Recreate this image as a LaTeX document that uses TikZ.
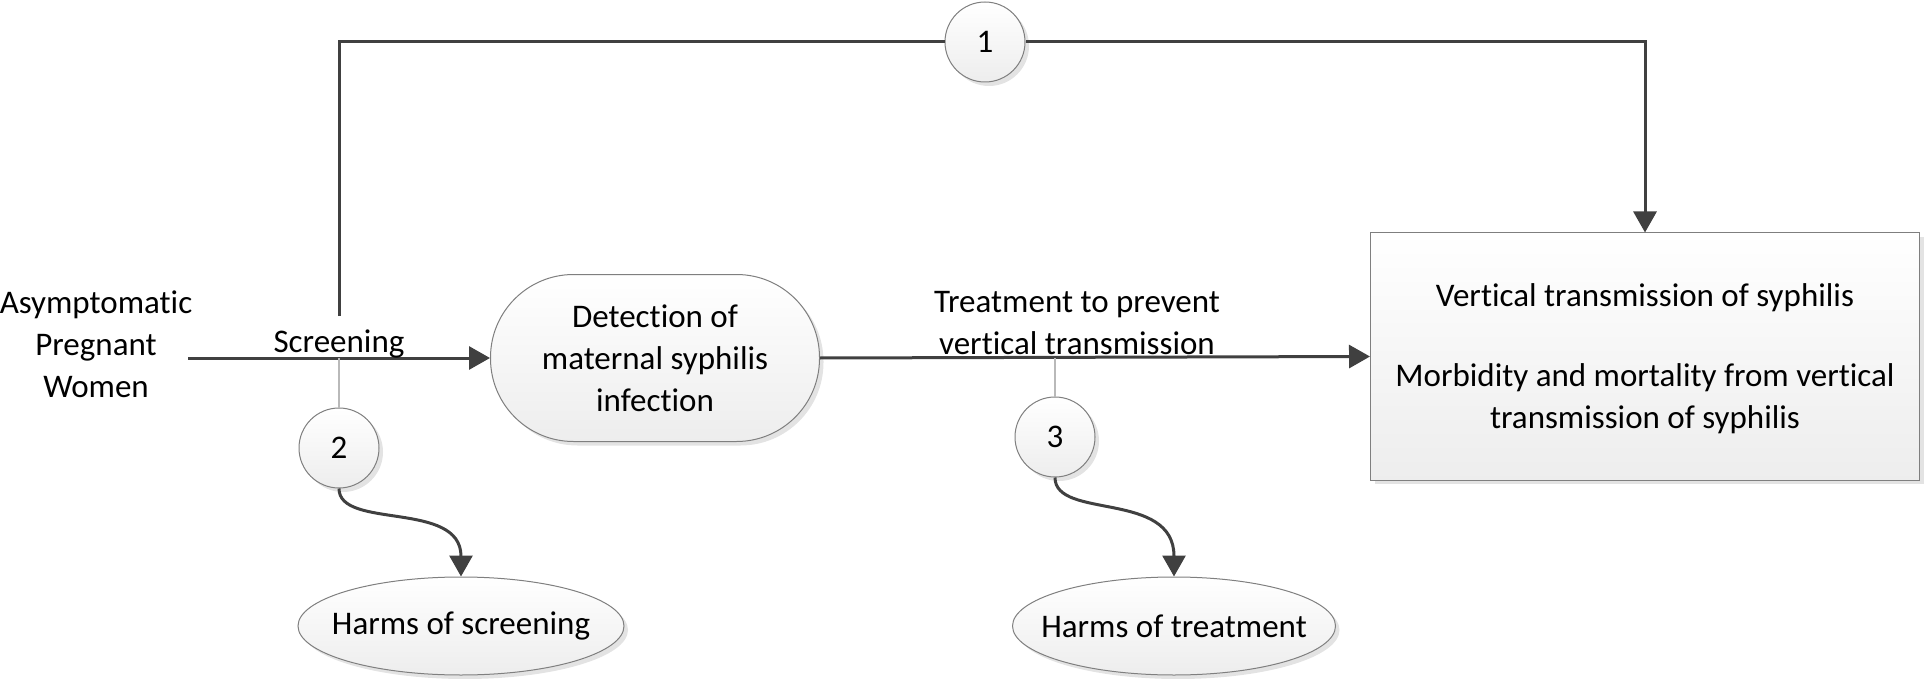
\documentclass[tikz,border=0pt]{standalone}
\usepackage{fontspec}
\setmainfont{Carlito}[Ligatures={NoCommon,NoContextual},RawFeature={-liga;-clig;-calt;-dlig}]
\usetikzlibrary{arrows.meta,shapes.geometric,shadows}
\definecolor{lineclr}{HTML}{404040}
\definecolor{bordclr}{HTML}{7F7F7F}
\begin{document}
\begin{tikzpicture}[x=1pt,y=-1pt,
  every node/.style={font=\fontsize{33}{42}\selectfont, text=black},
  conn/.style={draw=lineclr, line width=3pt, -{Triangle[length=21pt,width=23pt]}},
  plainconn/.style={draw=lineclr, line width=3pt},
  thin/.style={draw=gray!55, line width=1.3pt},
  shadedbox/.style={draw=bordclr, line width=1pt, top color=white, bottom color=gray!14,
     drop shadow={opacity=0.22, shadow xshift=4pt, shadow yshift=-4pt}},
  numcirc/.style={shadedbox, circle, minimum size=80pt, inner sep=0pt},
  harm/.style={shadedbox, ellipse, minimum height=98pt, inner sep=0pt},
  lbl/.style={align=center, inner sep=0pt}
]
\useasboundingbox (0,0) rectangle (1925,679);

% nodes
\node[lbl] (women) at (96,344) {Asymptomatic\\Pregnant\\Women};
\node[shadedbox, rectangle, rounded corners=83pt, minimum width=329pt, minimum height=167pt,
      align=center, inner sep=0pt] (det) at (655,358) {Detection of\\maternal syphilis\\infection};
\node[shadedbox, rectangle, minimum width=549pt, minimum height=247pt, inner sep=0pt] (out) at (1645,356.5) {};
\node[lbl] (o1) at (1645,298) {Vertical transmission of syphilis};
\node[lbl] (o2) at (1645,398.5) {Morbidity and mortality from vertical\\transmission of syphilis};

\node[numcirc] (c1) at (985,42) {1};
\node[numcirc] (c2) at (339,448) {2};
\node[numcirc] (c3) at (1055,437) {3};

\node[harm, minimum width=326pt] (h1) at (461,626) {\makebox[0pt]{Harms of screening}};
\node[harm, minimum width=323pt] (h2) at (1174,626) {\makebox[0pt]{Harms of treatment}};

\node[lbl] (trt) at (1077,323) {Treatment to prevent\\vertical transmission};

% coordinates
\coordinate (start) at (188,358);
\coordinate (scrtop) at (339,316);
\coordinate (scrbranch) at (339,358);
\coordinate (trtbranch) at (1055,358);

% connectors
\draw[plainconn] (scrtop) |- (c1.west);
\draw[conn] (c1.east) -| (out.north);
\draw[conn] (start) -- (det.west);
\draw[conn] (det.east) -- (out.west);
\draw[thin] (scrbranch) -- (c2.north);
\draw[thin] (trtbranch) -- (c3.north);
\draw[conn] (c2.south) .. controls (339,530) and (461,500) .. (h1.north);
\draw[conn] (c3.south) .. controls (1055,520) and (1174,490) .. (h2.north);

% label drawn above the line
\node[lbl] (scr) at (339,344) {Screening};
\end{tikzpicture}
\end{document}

---*---

● Goal of the exercise: What is needed is an exact reproduction of the data, pictures excluded.

● Correct response:
Recreate this image as a LaTeX document that uses TikZ.
\documentclass[tikz,border=0pt]{standalone}
\usepackage{fontspec}
\setmainfont{Carlito}[Ligatures={NoCommon,NoContextual},RawFeature={-liga;-clig;-calt;-dlig}]
\usetikzlibrary{arrows.meta,shapes.geometric,shadows}
\definecolor{lineclr}{HTML}{404040}
\definecolor{bordclr}{HTML}{7F7F7F}
\begin{document}
\begin{tikzpicture}[x=1pt,y=-1pt,
  every node/.style={font=\fontsize{33}{42}\selectfont, text=black},
  conn/.style={draw=lineclr, line width=3pt, -{Triangle[length=21pt,width=23pt]}},
  plainconn/.style={draw=lineclr, line width=3pt},
  thin/.style={draw=gray!55, line width=1.3pt},
  shadedbox/.style={draw=bordclr, line width=1pt, top color=white, bottom color=gray!14,
     drop shadow={opacity=0.22, shadow xshift=4pt, shadow yshift=-4pt}},
  numcirc/.style={shadedbox, circle, minimum size=80pt, inner sep=0pt},
  harm/.style={shadedbox, ellipse, minimum height=98pt, inner sep=0pt},
  lbl/.style={align=center, inner sep=0pt}
]
\useasboundingbox (0,0) rectangle (1925,679);

% nodes
\node[lbl] (women) at (96,344) {Asymptomatic\\Pregnant\\Women};
\node[shadedbox, rectangle, rounded corners=83pt, minimum width=329pt, minimum height=167pt,
      align=center, inner sep=0pt] (det) at (655,358) {Detection of\\maternal syphilis\\infection};
\node[shadedbox, rectangle, minimum width=549pt, minimum height=247pt, inner sep=0pt] (out) at (1645,356.5) {};
\node[lbl] (o1) at (1645,298) {Vertical transmission of syphilis};
\node[lbl] (o2) at (1645,398.5) {Morbidity and mortality from vertical\\transmission of syphilis};

\node[numcirc] (c1) at (985,42) {1};
\node[numcirc] (c2) at (339,448) {2};
\node[numcirc] (c3) at (1055,437) {3};

\node[harm, minimum width=326pt] (h1) at (461,626) {\makebox[0pt]{Harms of screening}};
\node[harm, minimum width=323pt] (h2) at (1174,626) {\makebox[0pt]{Harms of treatment}};

\node[lbl] (trt) at (1077,323) {Treatment to prevent\\vertical transmission};

% coordinates
\coordinate (start) at (188,358);
\coordinate (scrtop) at (339,316);
\coordinate (scrbranch) at (339,358);
\coordinate (trtbranch) at (1055,358);

% connectors
\draw[plainconn] (scrtop) |- (c1.west);
\draw[conn] (c1.east) -| (out.north);
\draw[conn] (start) -- (det.west);
\draw[conn] (det.east) -- (out.west);
\draw[thin] (scrbranch) -- (c2.north);
\draw[thin] (trtbranch) -- (c3.north);
\draw[conn] (c2.south) .. controls (339,530) and (461,500) .. (h1.north);
\draw[conn] (c3.south) .. controls (1055,520) and (1174,490) .. (h2.north);

% label drawn above the line
\node[lbl] (scr) at (339,344) {Screening};
\end{tikzpicture}
\end{document}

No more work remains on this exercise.